The first thing to note about trading after hours is that not all brokers offer this service. So it pays to do your research and find a broker that does – make sure you take the time to read reviews and do your homework on the right platform for your needs.
That way, you can answer questions like is Rakuten trade safe before you part with a single cent or penny of your capital.
It should be noted that after-hours trading is a different animal from how the traditional exchanges operate during regular session hours. Instead of placing your buy or sell order through the exchange, your request is placed into the electronic communication network (ECN).
Your order will be matched based upon the limit price available, and you can only buy or sell shares after hours with these limit orders. If your order isn’t matched in the market, you will have to place another buy or sell request once the market opens the next day.
To buy or sell after hours, you will need to log into your trading software and select the asset you wish to purchase as usual. You will then have to place a limit order and hope there is a buyer or seller to ‘match’ with through the ECN.
If your order can be matched through the ECN, your trade will be executed instantly. This open position can be closed at your discretion either after hours or once the market has re-opened for its next session. Trading after hours has the same execution times, so there are no unnecessary delays that prevent you from closing a trade.

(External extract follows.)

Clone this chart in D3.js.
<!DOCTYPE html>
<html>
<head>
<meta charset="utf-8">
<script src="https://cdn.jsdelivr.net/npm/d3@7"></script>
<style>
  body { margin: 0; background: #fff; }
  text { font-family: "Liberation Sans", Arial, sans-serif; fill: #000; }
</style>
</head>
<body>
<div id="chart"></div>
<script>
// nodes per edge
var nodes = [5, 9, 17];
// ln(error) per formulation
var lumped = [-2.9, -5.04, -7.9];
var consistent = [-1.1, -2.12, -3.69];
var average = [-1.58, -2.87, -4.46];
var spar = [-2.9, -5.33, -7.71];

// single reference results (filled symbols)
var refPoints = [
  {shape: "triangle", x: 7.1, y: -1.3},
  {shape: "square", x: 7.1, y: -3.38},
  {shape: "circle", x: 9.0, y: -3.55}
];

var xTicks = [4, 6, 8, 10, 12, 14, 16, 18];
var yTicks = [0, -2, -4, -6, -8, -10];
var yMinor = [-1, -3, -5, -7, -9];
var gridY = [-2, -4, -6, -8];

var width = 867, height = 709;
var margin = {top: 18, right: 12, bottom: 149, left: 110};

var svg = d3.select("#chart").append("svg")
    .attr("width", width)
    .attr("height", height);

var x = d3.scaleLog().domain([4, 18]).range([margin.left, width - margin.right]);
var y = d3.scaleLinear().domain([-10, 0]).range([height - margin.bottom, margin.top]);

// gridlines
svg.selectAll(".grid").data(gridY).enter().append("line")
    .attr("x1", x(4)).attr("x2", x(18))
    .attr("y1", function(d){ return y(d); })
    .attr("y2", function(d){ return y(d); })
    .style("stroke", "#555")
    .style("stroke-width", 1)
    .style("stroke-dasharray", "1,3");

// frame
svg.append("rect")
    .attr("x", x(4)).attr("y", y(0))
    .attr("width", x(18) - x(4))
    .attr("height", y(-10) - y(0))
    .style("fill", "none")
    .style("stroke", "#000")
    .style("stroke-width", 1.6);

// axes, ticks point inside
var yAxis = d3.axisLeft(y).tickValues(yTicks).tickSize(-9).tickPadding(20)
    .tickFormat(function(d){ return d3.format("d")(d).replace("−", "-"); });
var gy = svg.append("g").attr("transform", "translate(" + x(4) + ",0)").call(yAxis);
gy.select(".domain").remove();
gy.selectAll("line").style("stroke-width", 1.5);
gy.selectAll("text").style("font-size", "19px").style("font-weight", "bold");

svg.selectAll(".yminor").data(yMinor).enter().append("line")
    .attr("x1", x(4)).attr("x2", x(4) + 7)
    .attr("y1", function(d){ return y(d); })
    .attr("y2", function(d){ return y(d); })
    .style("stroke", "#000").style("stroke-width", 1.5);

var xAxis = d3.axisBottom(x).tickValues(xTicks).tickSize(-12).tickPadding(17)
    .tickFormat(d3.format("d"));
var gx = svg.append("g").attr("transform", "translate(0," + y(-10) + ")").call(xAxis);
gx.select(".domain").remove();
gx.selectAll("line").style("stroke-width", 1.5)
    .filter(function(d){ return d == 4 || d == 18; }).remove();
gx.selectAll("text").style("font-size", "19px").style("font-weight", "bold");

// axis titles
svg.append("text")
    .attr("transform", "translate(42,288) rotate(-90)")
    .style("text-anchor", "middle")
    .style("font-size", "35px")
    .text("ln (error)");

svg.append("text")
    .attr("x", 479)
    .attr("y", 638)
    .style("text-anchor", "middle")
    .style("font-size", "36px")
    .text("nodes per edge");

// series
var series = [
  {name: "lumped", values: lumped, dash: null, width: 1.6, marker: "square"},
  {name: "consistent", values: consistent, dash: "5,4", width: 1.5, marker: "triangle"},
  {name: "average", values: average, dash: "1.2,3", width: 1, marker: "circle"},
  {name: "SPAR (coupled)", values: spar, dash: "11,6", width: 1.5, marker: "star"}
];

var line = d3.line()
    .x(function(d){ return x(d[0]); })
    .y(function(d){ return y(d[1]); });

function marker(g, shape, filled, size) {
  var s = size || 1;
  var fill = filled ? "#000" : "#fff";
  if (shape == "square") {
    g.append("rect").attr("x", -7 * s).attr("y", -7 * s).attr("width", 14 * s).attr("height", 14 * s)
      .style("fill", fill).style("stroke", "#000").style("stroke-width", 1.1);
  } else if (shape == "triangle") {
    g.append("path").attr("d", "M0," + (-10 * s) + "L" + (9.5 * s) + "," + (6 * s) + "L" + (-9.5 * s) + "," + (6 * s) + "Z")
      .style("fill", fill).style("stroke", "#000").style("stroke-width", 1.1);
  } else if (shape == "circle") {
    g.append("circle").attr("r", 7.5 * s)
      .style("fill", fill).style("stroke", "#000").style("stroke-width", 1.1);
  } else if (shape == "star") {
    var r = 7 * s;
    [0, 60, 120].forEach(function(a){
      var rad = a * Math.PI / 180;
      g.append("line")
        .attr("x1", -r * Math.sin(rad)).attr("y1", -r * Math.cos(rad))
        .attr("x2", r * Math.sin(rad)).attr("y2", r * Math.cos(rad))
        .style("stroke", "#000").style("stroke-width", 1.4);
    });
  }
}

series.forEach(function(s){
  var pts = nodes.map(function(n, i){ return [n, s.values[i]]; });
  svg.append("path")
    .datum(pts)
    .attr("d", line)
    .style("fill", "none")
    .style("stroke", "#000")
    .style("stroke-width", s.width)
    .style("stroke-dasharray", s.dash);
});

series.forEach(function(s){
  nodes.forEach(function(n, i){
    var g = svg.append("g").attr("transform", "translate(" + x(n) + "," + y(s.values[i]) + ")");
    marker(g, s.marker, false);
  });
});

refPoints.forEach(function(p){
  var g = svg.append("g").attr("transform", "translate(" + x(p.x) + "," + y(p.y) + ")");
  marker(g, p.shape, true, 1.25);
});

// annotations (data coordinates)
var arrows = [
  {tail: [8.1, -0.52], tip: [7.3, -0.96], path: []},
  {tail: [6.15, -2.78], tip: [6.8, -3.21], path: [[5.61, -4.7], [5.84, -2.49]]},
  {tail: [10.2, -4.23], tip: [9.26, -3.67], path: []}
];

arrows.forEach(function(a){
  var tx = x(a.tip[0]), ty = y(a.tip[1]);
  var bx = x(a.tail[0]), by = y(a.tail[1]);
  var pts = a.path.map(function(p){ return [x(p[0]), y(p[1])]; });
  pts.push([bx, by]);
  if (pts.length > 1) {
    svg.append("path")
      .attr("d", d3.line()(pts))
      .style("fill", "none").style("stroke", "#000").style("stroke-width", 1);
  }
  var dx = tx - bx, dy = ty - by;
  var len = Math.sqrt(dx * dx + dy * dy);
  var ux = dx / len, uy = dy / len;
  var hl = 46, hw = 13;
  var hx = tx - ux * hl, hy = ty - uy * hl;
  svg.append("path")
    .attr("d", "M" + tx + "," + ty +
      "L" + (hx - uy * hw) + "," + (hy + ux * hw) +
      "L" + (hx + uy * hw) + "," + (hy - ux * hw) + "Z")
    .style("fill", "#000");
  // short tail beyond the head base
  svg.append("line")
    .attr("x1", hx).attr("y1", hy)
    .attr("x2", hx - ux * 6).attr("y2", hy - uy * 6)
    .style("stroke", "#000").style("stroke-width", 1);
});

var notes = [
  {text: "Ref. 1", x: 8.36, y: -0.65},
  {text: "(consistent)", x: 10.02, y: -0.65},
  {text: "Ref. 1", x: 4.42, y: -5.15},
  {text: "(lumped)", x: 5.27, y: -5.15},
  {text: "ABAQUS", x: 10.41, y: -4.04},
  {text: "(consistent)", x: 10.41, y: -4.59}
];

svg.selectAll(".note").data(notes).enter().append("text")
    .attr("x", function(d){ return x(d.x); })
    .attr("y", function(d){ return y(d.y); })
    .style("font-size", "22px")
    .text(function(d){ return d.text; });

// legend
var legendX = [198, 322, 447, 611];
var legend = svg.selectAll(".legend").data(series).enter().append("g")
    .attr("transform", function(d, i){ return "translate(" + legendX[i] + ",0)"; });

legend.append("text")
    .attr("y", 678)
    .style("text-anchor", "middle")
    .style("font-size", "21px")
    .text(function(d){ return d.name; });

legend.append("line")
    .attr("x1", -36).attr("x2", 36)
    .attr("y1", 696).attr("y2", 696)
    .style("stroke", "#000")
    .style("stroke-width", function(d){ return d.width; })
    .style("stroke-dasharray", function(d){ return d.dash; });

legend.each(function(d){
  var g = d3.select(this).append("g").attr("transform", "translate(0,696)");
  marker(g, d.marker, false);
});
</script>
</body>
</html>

Advantages And Risks Of After-Hours Trading
After-hours trading provides numerous opportunities and advantages to traders, both directly and indirectly.
If you watch a stock market as it approaches its closing for the day, you’ll notice that there tends to be highly volatile price action as investors and brokers seek to buy or sell before the bell goes.
That can create an imbalance in the market and create opportunities that allow you to lock in a couple of ticks of profit simply because an asset’s value has moved in an exaggerated fashion.
Typically, the price of a stock will revert to somewhere near its mean after hours; however, to get there, it will need some action from investors willing to take a quick profit from the move.
Don’t forget that what happens after hours will impact how the market behaves in the first hour or so of trading in the next session, and so using after-hours data can also ensure you get off to the best possible start.
Perhaps the most significant advantage of after-hours trading is also its biggest risk – volatility, which exists even after the market is closed for the day. Remember that investors will react to breaking news even after hours, especially now that post-close trading is readily available. While that can make it challenging to have a limit order matched, at least there will be plenty of liquidity flowing into the market.
Of course, we have to recognize the risks of after-hours trading too. From the get-go, your broker may charge extra fees for trading after the bell has rung, and so you should check whether this is the case with your chosen platform.
In some cases where there are no major stimuli after the market has closed, liquidity and trading volume can be lower than in the traditional trading session. This will naturally impact your chances of having your limit order matched.
It should also be noted that your broker will only use one ECN during after-hours trading, rather than having multiple options available to them during the regular trading session. Again, this will impact the price and the liquidity available, resulting in wider spreads that may make it difficult for your order to be executed.
Ultimately, trading after hours can be a hugely profitable angle for investors to utilize – especially when there are earnings reports and other breaking news stories to act upon.
However, as we have learned, there are risks to after-hours trading, so you will need to find the right balance in your trading activities.